▶ _PROBLEM REQUIREMENTS_
Search the material for the word "size" and report each line where it turns up.

⁂

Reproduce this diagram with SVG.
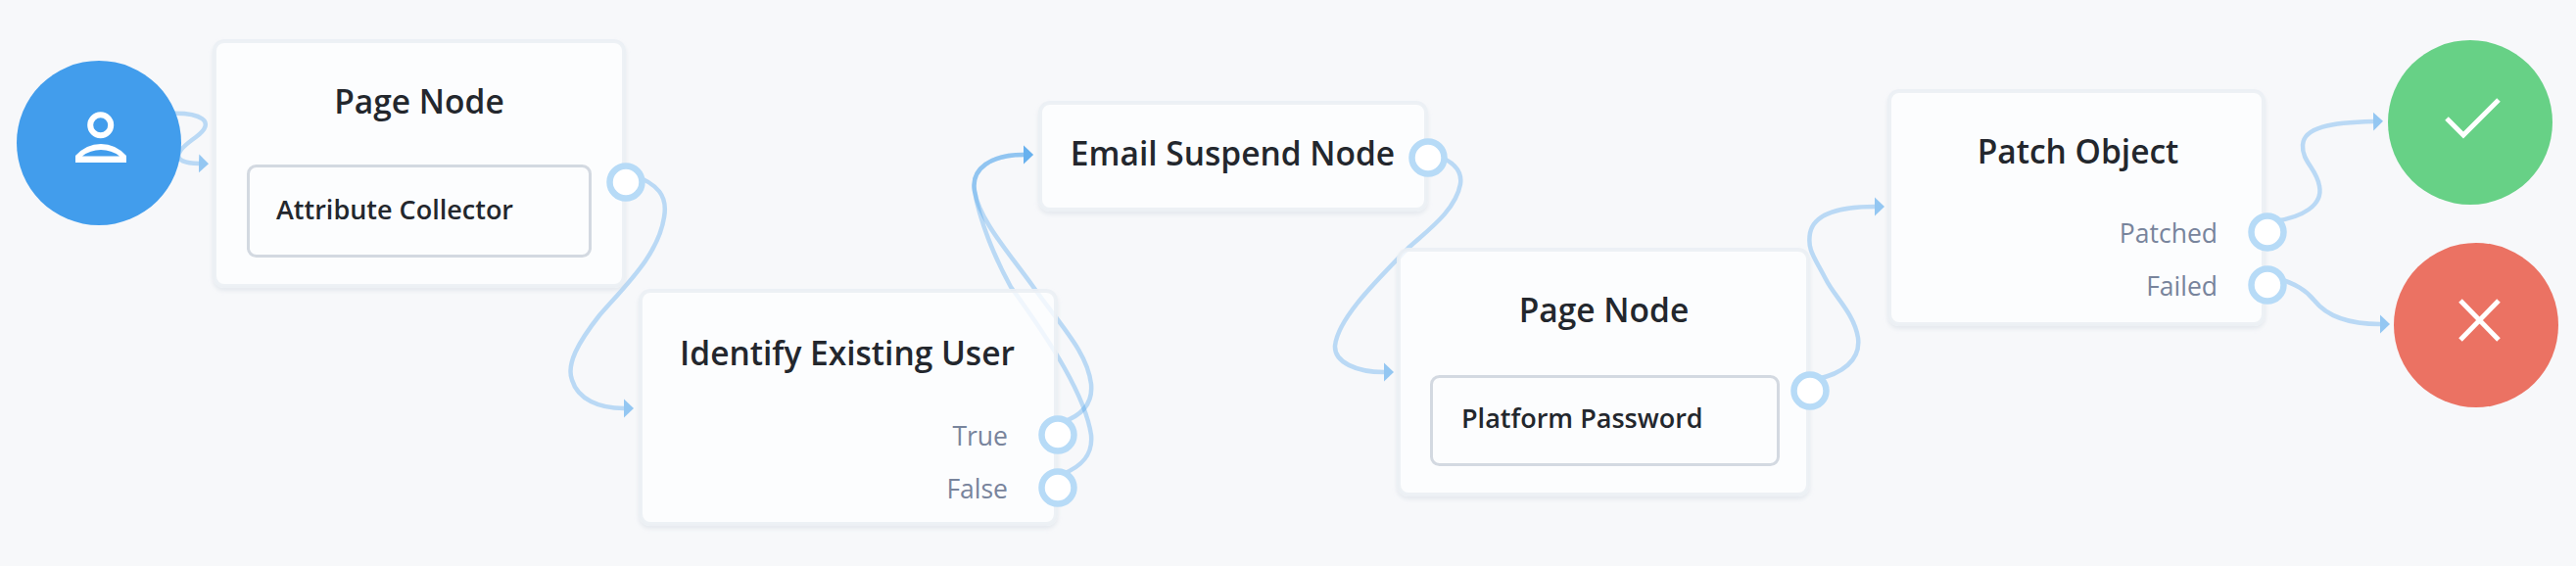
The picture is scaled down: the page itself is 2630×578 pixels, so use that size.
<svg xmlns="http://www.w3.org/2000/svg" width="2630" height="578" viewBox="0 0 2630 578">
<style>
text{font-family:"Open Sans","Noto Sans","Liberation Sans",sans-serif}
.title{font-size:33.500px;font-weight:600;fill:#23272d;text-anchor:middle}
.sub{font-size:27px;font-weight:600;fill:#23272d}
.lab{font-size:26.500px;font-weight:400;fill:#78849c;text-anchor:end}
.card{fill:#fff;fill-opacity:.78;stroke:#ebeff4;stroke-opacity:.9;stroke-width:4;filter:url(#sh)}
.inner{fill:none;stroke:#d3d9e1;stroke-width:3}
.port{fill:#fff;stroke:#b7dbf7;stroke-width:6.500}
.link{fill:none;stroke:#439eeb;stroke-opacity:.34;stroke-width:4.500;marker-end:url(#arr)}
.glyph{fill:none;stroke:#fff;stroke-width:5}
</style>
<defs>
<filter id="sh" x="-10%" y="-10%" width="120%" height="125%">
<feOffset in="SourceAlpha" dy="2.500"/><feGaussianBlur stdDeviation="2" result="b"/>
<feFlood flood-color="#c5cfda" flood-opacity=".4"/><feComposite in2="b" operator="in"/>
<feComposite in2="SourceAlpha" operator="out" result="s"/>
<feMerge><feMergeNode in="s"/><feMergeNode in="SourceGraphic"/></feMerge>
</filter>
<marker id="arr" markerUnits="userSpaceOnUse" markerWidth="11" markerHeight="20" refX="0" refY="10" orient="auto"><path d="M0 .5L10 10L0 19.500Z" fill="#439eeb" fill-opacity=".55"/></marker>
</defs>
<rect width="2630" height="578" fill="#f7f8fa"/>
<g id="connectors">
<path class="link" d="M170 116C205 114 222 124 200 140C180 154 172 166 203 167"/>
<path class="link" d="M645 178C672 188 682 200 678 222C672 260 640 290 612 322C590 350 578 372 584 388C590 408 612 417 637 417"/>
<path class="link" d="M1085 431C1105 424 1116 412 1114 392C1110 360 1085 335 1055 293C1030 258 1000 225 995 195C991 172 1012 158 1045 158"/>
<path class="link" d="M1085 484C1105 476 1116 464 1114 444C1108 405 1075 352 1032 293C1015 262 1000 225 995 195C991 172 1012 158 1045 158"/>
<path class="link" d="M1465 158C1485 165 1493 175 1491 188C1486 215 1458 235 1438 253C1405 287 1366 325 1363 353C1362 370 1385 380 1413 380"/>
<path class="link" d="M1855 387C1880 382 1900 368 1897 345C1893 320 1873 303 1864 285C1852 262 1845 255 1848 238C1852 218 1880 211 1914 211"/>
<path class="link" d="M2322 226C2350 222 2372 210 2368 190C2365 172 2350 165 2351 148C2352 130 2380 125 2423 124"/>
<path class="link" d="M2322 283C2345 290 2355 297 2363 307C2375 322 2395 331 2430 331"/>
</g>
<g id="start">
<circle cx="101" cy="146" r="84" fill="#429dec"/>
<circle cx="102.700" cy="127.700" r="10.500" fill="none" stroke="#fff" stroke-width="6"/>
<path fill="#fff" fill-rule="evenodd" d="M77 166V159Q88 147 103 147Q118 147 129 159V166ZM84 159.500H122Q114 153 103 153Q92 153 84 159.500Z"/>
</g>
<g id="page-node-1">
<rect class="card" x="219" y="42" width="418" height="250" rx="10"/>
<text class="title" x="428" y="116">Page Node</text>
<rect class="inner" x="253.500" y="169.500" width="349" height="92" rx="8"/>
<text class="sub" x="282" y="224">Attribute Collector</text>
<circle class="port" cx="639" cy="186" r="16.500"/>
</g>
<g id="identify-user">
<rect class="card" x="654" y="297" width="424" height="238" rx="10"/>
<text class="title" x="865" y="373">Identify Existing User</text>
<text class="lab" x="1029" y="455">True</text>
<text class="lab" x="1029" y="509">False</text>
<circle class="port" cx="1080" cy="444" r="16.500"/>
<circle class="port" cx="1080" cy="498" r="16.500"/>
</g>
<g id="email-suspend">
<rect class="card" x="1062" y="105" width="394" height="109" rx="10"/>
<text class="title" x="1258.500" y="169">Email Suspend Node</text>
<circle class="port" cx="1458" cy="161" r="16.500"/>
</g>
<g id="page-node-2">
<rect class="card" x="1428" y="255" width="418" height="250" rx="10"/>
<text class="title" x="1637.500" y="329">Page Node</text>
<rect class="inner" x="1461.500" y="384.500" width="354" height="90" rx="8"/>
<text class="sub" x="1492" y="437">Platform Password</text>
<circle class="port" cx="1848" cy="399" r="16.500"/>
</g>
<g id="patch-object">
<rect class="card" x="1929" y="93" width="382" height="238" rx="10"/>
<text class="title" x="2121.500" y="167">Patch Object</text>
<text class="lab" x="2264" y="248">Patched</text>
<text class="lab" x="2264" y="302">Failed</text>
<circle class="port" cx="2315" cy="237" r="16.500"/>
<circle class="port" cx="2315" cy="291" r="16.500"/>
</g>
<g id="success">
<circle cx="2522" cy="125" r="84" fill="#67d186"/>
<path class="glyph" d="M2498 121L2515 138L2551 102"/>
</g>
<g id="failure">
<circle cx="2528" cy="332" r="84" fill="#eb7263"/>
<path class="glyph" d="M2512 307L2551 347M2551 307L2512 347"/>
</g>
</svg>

⁂

▶ _RESPONSE TO THIS TASK_
The picture is scaled down: the page itself is 2630×578 pixels, so use that size.
.title{font-size:33.500px;font-weight:600;fill:#23272d;text-anchor:middle}
.sub{font-size:27px;font-weight:600;fill:#23272d}
.lab{font-size:26.500px;font-weight:400;fill:#78849c;text-anchor:end}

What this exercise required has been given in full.